En 2010, Norst Neidhard, le beau-fils de la fille du fondateur Hermann Faller, sa femme et son frère deviennent les nouveaux gérants de l'entreprise. Avec son équipe de collaborateurs expérimentés et novices, Neidhard parvient à sortir l'entreprise de la faillite et à lui donner un nouveau départ. »L'objectif était de poursuivre la stratégie élaborée et déjà entamée en 2006, de préparer le noyau de la marque à l'avenir et de mettre en oeuvre des nouveautés en termes de vente et de marketing«.

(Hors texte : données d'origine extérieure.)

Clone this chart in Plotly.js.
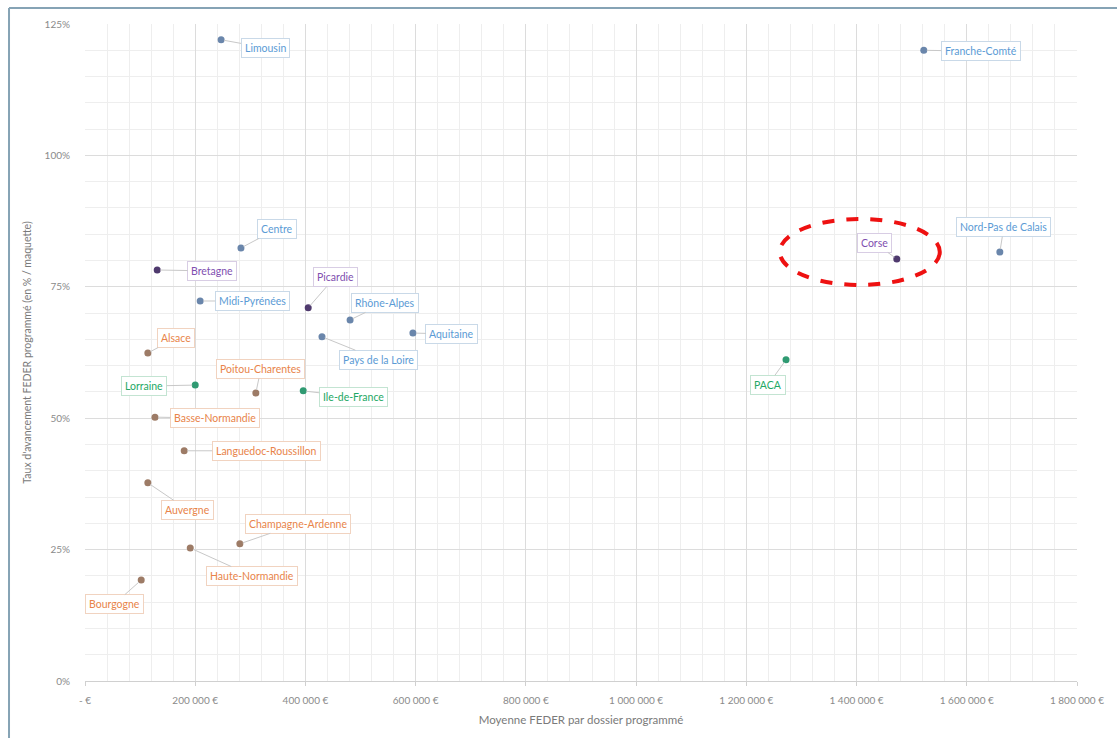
<!DOCTYPE html>
<html>
<head>
<meta charset="utf-8">
<script src="https://cdn.plot.ly/plotly-3.0.1.min.js"></script>
<style>
  html, body { margin: 0; padding: 0; background: #ffffff; }
  #chart { width: 1117px; height: 738px; }
</style>
</head>
<body>
<div id="chart"></div>
<script>
// ---- Data ----
const regions = ["Limousin", "Franche-Comté", "Centre", "Bretagne", "Midi-Pyrénées", "Picardie",
  "Rhône-Alpes", "Aquitaine", "Pays de la Loire", "Alsace", "Lorraine", "Poitou-Charentes",
  "Ile-de-France", "Basse-Normandie", "Languedoc-Roussillon", "Auvergne", "Champagne-Ardenne",
  "Haute-Normandie", "Bourgogne", "PACA", "Corse", "Nord-Pas de Calais"];
const moyenneFeder = [247000, 1522000, 283000, 131000, 209000, 405000,
  481000, 595000, 430000, 114000, 200000, 310000,
  396000, 127000, 180000, 114000, 281000,
  191000, 102000, 1272000, 1473000, 1660000];
const tauxAvancement = [1.22, 1.20, 0.824, 0.782, 0.723, 0.710,
  0.687, 0.662, 0.655, 0.624, 0.563, 0.548,
  0.552, 0.502, 0.438, 0.377, 0.261,
  0.253, 0.192, 0.611, 0.803, 0.816];
const groupe = ["bleu", "bleu", "bleu", "violet", "bleu", "violet",
  "bleu", "bleu", "bleu", "orange", "vert", "orange",
  "vert", "orange", "orange", "orange", "orange",
  "orange", "orange", "vert", "violet", "bleu"];
const xTickVals = [0, 200000, 400000, 600000, 800000, 1000000, 1200000, 1400000, 1600000, 1800000];
const xTickText = ["- €", "200 000 €", "400 000 €", "600 000 €", "800 000 €", "1 000 000 €",
  "1 200 000 €", "1 400 000 €", "1 600 000 €", "1 800 000 €"];
const yTickVals = [0, 0.25, 0.5, 0.75, 1.0, 1.25];
const yTickText = ["0%", "25%", "50%", "75%", "100%", "125%"];
const highlighted = "Corse";

// ---- Styles ----
const styles = {
  bleu:   { marker: "#6a86ab", text: "#5b9bd5", border: "#c9d9e8" },
  violet: { marker: "#4f3a6e", text: "#7f4fb0", border: "#d8cde4" },
  orange: { marker: "#9d7b66", text: "#e8844a", border: "#f1d3c0" },
  vert:   { marker: "#2f9a72", text: "#1ea865", border: "#c3e4d2" }
};
// label offsets in pixels (label centre relative to point)
const labelOffsets = {
  "Limousin": [44, 8], "Franche-Comté": [57, 1], "Centre": [36, -19], "Bretagne": [55, 1],
  "Midi-Pyrénées": [52, 0], "Picardie": [27, -31], "Rhône-Alpes": [35, -17], "Aquitaine": [39, 1],
  "Pays de la Loire": [57, 23], "Alsace": [28, -15], "Lorraine": [-51, 1], "Poitou-Charentes": [5, -24],
  "Ile-de-France": [50, 6], "Basse-Normandie": [60, 1], "Languedoc-Roussillon": [82, 0],
  "Auvergne": [40, 27], "Champagne-Ardenne": [58, -20], "Haute-Normandie": [62, 28],
  "Bourgogne": [-27, 24], "PACA": [-18, 25], "Corse": [-22, -16], "Nord-Pas de Calais": [4, -25]
};

const groups = ["bleu", "violet", "orange", "vert"];
const traces = groups.map(g => {
  const idx = regions.map((r, i) => i).filter(i => groupe[i] === g);
  return {
    type: "scatter", mode: "markers", name: g,
    x: idx.map(i => moyenneFeder[i]),
    y: idx.map(i => tauxAvancement[i]),
    text: idx.map(i => regions[i]),
    marker: { size: 7, color: styles[g].marker },
    hoverinfo: "text+x+y"
  };
});

const annotations = regions.map((r, i) => {
  const s = styles[groupe[i]];
  const off = labelOffsets[r];
  return {
    x: moyenneFeder[i], y: tauxAvancement[i], xref: "x", yref: "y",
    text: r, showarrow: true, arrowhead: 0, arrowwidth: 1, arrowcolor: "#c8c8c8",
    ax: off[0], ay: off[1], standoff: 3,
    font: { family: "Lato, 'Open Sans', sans-serif", size: 10.5, color: s.text },
    bgcolor: "#ffffff", bordercolor: s.border, borderwidth: 1, borderpad: 3
  };
});

const iH = regions.indexOf(highlighted);
const shapes = [
  // highlight ellipse around Corse (pixel-sized, anchored to the data point)
  { type: "circle", xref: "x", yref: "y", xsizemode: "pixel", ysizemode: "pixel",
    xanchor: moyenneFeder[iH], yanchor: tauxAvancement[iH],
    x0: -117, x1: 43, y0: -26, y1: 40,
    line: { color: "#ee1111", width: 4, dash: "dash" }, fillcolor: "rgba(0,0,0,0)" },
  // outer frame (left and top)
  { type: "line", xref: "paper", yref: "paper", x0: -0.0766, x1: -0.0766, y0: 1.0244, y1: -0.09,
    line: { color: "#86a3b5", width: 2 } },
  { type: "line", xref: "paper", yref: "paper", x0: -0.0766, x1: 1.05, y0: 1.0244, y1: 1.0244,
    line: { color: "#86a3b5", width: 2 } }
];

const layout = {
  width: 1117, height: 738,
  margin: { l: 85, r: 40, t: 24, b: 57 },
  paper_bgcolor: "#ffffff", plot_bgcolor: "#ffffff",
  showlegend: false,
  font: { family: "Lato, 'Open Sans', sans-serif", size: 10, color: "#7f7f7f" },
  xaxis: {
    range: [0, 1800000], tickvals: xTickVals, ticktext: xTickText,
    showgrid: true, gridcolor: "#dcdcdc", gridwidth: 1,
    minor: { dtick: 40000, showgrid: true, gridcolor: "#eeeeee", gridwidth: 1 },
    zeroline: false, showline: true, linecolor: "#d0d0d0",
    ticks: "outside", ticklen: 4, tickcolor: "#d0d0d0", ticklabelstandoff: 6,
    tickfont: { size: 10, color: "#8a8a8a" },
    title: { text: "Moyenne FEDER par dossier programmé", font: { size: 11.5, color: "#7a7a7a" }, standoff: 10 },
    fixedrange: true
  },
  yaxis: {
    range: [0, 1.25], tickvals: yTickVals, ticktext: yTickText,
    showgrid: true, gridcolor: "#dcdcdc", gridwidth: 1,
    minor: { dtick: 0.05, showgrid: true, gridcolor: "#eeeeee", gridwidth: 1 },
    zeroline: false, showline: false,
    ticks: "", ticklabelstandoff: 14,
    tickfont: { size: 10, color: "#8a8a8a" },
    title: { text: "Taux d'avancement FEDER programmé (en % / maquette)", font: { size: 10.5, color: "#7a7a7a" }, standoff: 10 },
    fixedrange: true
  },
  annotations: annotations,
  shapes: shapes
};

Plotly.newPlot("chart", traces, layout, { displayModeBar: false, staticPlot: true });
</script>
</body>
</html>
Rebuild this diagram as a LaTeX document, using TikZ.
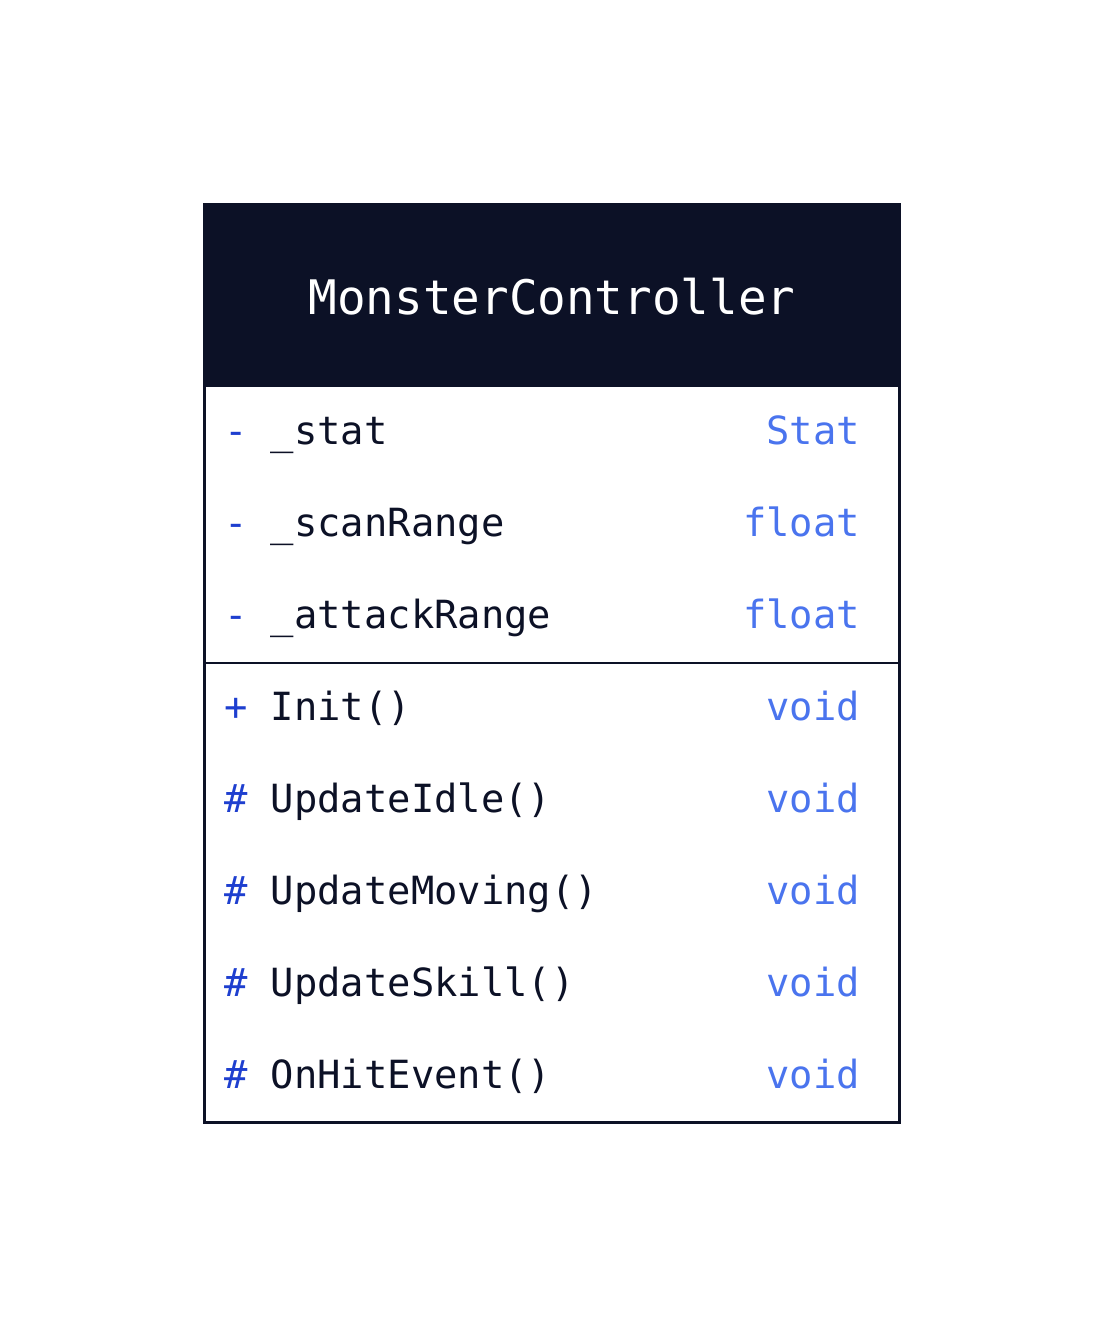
\documentclass[tikz,border=0pt]{standalone}
\usepackage{fontspec}
\setmonofont{DejaVu Sans Mono}
\definecolor{navy}{HTML}{0C1126}
\definecolor{vis}{HTML}{1E3FCF}
\definecolor{typ}{HTML}{4A74EE}
\tikzset{
  member/.style={anchor=base west, inner sep=0pt, font=\ttfamily\fontsize{38.8}{38.8}\selectfont, text=navy},
  mtype/.style={anchor=base east, inner sep=0pt, font=\ttfamily\fontsize{38.8}{38.8}\selectfont, text=typ},
  title/.style={anchor=base, inner sep=0pt, font=\ttfamily\fontsize{47.6}{47.6}\selectfont, text=white},
}
\begin{document}
\begin{tikzpicture}[x=1pt,y=-1pt]
\useasboundingbox (0,0) rectangle (1104,1328);
\fill[navy] (203,203) rectangle (901,387);
\draw[navy, line width=3pt] (204.5,204.5) rectangle (899.5,1122.5);
\draw[navy, line width=2pt] (204.5,663) -- (899.5,663);
\node[title] (t) at (552,314) {MonsterController};
\node[member] (a1) at (224,444) {{\color{vis}-} \_stat};
\node[mtype] (a1t) at (860,444) {Stat};
\node[member] (a2) at (224,536) {{\color{vis}-} \_scanRange};
\node[mtype] (a2t) at (860,536) {float};
\node[member] (a3) at (224,628) {{\color{vis}-} \_attackRange};
\node[mtype] (a3t) at (860,628) {float};
\node[member] (m1) at (224,720) {{\color{vis}+} Init()};
\node[mtype] (m1t) at (860,720) {void};
\node[member] (m2) at (224,812) {{\color{vis}\#} UpdateIdle()};
\node[mtype] (m2t) at (860,812) {void};
\node[member] (m3) at (224,904) {{\color{vis}\#} UpdateMoving()};
\node[mtype] (m3t) at (860,904) {void};
\node[member] (m4) at (224,996) {{\color{vis}\#} UpdateSkill()};
\node[mtype] (m4t) at (860,996) {void};
\node[member] (m5) at (224,1088) {{\color{vis}\#} OnHitEvent()};
\node[mtype] (m5t) at (860,1088) {void};
\end{tikzpicture}
\end{document}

De nouveaux processus de productions sont introduits, de nouveaux produits sont développés et l'accent est mis sur l'aspect émotionnel du modélisme. En effet, »le modélisme est créatif, il touche à la technique et à l'histoire. C'est une occupation transgénérationnelle et concrète qui prend son temps«, déclare Horst Neidhard. Le modélisme, un contrepoint d'un quotidien toujours plus rapide et numérique? »Absolument. Depuis 2010, nous sommes en constante augmentation.« Mais cela ne signifie pas que FALLER écarte la numérisation: bien au contraire. »Car System Digital« repose sur le fait que les circuits sont aujourd'hui présents dans toute nouvelle maquette fonctionnelle. L'impression numérique permet d'embellir un grand nombre de maquettes. L'offre »FALLER CREATE«, lancée en 2019, est entièrement numérique: le client élabore à l'aide d'un outil numérique sur son ordinateur la maquette de ses rêves qui sera alors produite par impression 3D. »Nous sommes aujourd'hui en concurrence avec une gigantesque industrie du loisir. Les ressources humaines et les temps se font de plus en plus rares.« L'innovation revêt alors une nouvelle dimension, il ne s'agit plus des différents niveaux du produit, mais de créer des expériences positives. »Nous captons et rendons possibles les idées, nous développons des produits qui permettent à nos clients de réaliser leurs propres idées comme ils le souhaitent. Les produits doivent stimuler l'imagination et faire du bricolage et du jeu une véritable expérience.« Ainsi, FALLER s'inscrit toujours dans la philosophie de Hermann et Edwin Faller, 75 après sa création.

75 plus: l'avenir

»Nous continuons à nous concentrer sur le modélisme et proposerons à tous les passionnés de quoi vivre leur hobby. Cela n'est d'ailleurs pas forcément lié aux maquettes ferroviaires, les dioramas sont également passionnants.« Nous continuons donc de développer »FALLER CREATE« dans le sens de l'individualisation, en l'élargissant avec de nouvelles possibilités pour en faire une offre centrale pour toutes les personnes qui aiment avoir une pièce unique. Nous allons également poursuivre les innovations techniques pour »Car System Digital«, que ce soit dans la miniaturisation ou la commande sans câbles.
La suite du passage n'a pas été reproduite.